Bien sûr, notre modèle social comporte également bien des archaïsmes et des rigidités. Une simplification du droit du travail et de la sécurité sociale serait à cet égard bienvenue pour en réduire le coût pour la collectivité et faire disparaître, ou à tout le moins atténuer, la dualité d'un marché du travail divisé entre salariés relativement protégés et travailleurs précaires ou en recherche d'emploi. Outre la réorientation des prestations pour en améliorer l’efficacité, baser les cotisations sociales sur l’impôt, par exemple, permettrait de mettre en œuvre une plus grande justice sociale tout en améliorant le niveau des prestations proposées. De plus, le mécanisme de la formation professionnelle fera ainsi l'objet d'une négociation entre partenaires sociaux à la fin de l'année de sorte que ses fonds (30 à 40 Mds) aillent d'abord vers les demandeurs d'emploi qui recherchent une reconversion (seulement 10% finance la formation des demandeurs d’emploi).
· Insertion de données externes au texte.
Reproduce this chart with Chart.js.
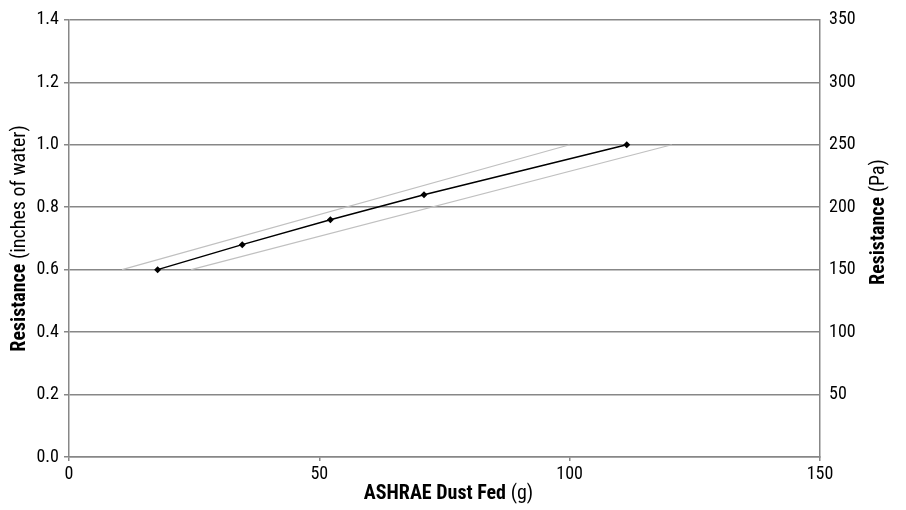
<!DOCTYPE html>
<html>
<head>
<meta charset="utf-8">
<script src="https://cdn.jsdelivr.net/npm/chart.js@4"></script>
<style>
  html, body { margin: 0; padding: 0; background: #fff; }
  #wrap { width: 906px; height: 510px; position: relative; }
</style>
</head>
<body>
<div id="wrap"><canvas id="c"></canvas></div>
<script>
// ---- data ----
const dustFed = [17.7, 34.6, 52.2, 70.9, 111.4];          // g
const resistance = [0.60, 0.68, 0.76, 0.84, 1.00];       // inches of water
const upperBandX = [10.6, 100];
const upperBandY = [0.60, 1.00];
const lowerBandX = [24.4, 120.4];
const lowerBandY = [0.60, 1.00];
const xTicks = [0, 50, 100, 150];
const yLeftTicks = [0.0, 0.2, 0.4, 0.6, 0.8, 1.0, 1.2, 1.4];
const yRightTicks = [0, 50, 100, 150, 200, 250, 300, 350];

const FONT = "'Liberation Sans Narrow', 'Arial Narrow', 'Roboto Condensed', Roboto, sans-serif";
const FS = 18;
const TFS = 20;
const GRID = '#878787';

const toPts = (xs, ys) => xs.map((x, i) => ({ x: x, y: ys[i] }));

const titlePlugin = {
  id: 'mixedTitles',
  afterDraw(chart) {
    const ctx = chart.ctx;
    const a = chart.chartArea;
    function drawMixed(parts, cx, cy, rot) {
      ctx.save();
      ctx.translate(cx, cy);
      ctx.rotate(rot);
      ctx.textBaseline = 'middle';
      ctx.textAlign = 'left';
      ctx.fillStyle = '#000';
      let total = 0;
      const widths = parts.map(p => { ctx.font = p.font; const w = ctx.measureText(p.text).width; total += w; return w; });
      let x = -total / 2;
      parts.forEach((p, i) => { ctx.font = p.font; ctx.fillText(p.text, x, 0); x += widths[i]; });
      ctx.restore();
    }
    const bold = 'bold ' + TFS + 'px ' + FONT;
    const reg = TFS + 'px ' + FONT;
    drawMixed([{ text: 'ASHRAE Dust Fed ', font: bold }, { text: '(g)', font: reg }],
      (a.left + a.right) / 2 + 4, 494, 0);
    drawMixed([{ text: 'Resistance ', font: bold }, { text: '(inches of water)', font: reg }],
      20, (a.top + a.bottom) / 2, -Math.PI / 2);
    drawMixed([{ text: 'Resistance ', font: bold }, { text: '(Pa)', font: reg }],
      879, 222, -Math.PI / 2);
  }
};

new Chart(document.getElementById('c'), {
  type: 'scatter',
  data: {
    datasets: [
      {
        label: 'Resistance',
        data: toPts(dustFed, resistance),
        showLine: true,
        borderColor: '#000',
        backgroundColor: '#000',
        borderWidth: 1.5,
        pointStyle: 'rectRot',
        pointRadius: 3.5,
        pointBorderWidth: 0,
        yAxisID: 'y',
        order: 0
      },
      {
        label: 'Upper band',
        data: toPts(upperBandX, upperBandY),
        showLine: true,
        borderColor: '#c0c0c0',
        borderWidth: 1.2,
        pointRadius: 0,
        yAxisID: 'y',
        order: 1
      },
      {
        label: 'Lower band',
        data: toPts(lowerBandX, lowerBandY),
        showLine: true,
        borderColor: '#c0c0c0',
        borderWidth: 1.2,
        pointRadius: 0,
        yAxisID: 'y',
        order: 1
      }
    ]
  },
  options: {
    responsive: true,
    maintainAspectRatio: false,
    animation: false,
    layout: { padding: { top: 16, left: 0, right: 0, bottom: 0 } },
    plugins: { legend: { display: false }, tooltip: { enabled: false } },
    scales: {
      x: {
        type: 'linear',
        min: xTicks[0], max: xTicks[xTicks.length - 1],
        afterBuildTicks: s => { s.ticks = xTicks.map(v => ({ value: v })); },
        afterFit: s => { s.height = 53; },
        grid: { drawOnChartArea: false, drawTicks: true, tickLength: 4, color: GRID, lineWidth: 1.5 },
        border: { display: true, color: GRID, width: 1.5 },
        ticks: { color: '#000', font: { family: FONT, size: FS }, padding: 3, maxRotation: 0 }
      },
      y: {
        type: 'linear', position: 'left',
        min: 0, max: 1.4,
        afterBuildTicks: s => { s.ticks = yLeftTicks.map(v => ({ value: v })); },
        afterFit: s => { s.width = 69; },
        grid: { drawOnChartArea: true, drawTicks: true, tickLength: 5, color: GRID, lineWidth: 1.5 },
        border: { display: true, color: GRID, width: 1.5 },
        ticks: { color: '#000', font: { family: FONT, size: FS }, padding: 5,
                 callback: v => Number(v).toFixed(1) }
      },
      y1: {
        type: 'linear', position: 'right',
        min: 0, max: 350,
        afterBuildTicks: s => { s.ticks = yRightTicks.map(v => ({ value: v })); },
        afterFit: s => { s.width = 86; },
        grid: { display: false, drawOnChartArea: false, drawTicks: false },
        border: { display: true, color: GRID, width: 1.5 },
        ticks: { color: '#000', font: { family: FONT, size: FS }, padding: 9,
                 callback: v => (v === 0 ? '' : String(v)) }
      }
    }
  },
  plugins: [titlePlugin]
});
</script>
</body>
</html>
Il nous appartient de mieux assurer la soutenabilité de notre modèle social car il nous apparaît irresponsable de léguer aux générations futures le financement de prestations versées aujourd’hui. C’est le sens de la réforme de notre modèle de retraites par répartition qui doit permettre de réduire d’un tiers le déficit de la branche vieillesse à l’horizon 2020 et de mieux prendre en compte la pénibilité et la spécificité de carrières parfois hachées. C’est également le sens des mesures prises pour diminuer le plafond du quotient familial et réduire ainsi de 2 Mds le déficit de la branche famille.
Bien sûr, on peut toujours juger ces dispositifs insuffisamment ambitieux ou contraints par un contexte budgétaire restrictif. Mais la rhétorique de la réforme ne doit en toute hypothèse pas cacher, chez ceux qui la reprennent à droite, une volonté de démanteler le modèle social. Les récentes propositions de l’opposition relatives à l’introduction d’une dose de capitalisation dans notre système de retraites ou à la remise en cause du principe de l’universalité des prestations nous semblent ainsi incompatibles avec l’objectif de solidarité du modèle social français.
Ce modèle social n’est pas responsable de la crise financière. Il est tout au contraire l’amortisseur qui a permis de maintenir le niveau de vie des Français durant cette période difficile. C’est pourquoi la gauche doit réformer le modèle social français pour le consolider et non pour le démanteler. C'est tout le sens du « nouveau modèle français » vanté par le Premier ministre et dont nous souhaitons ici l'avènement.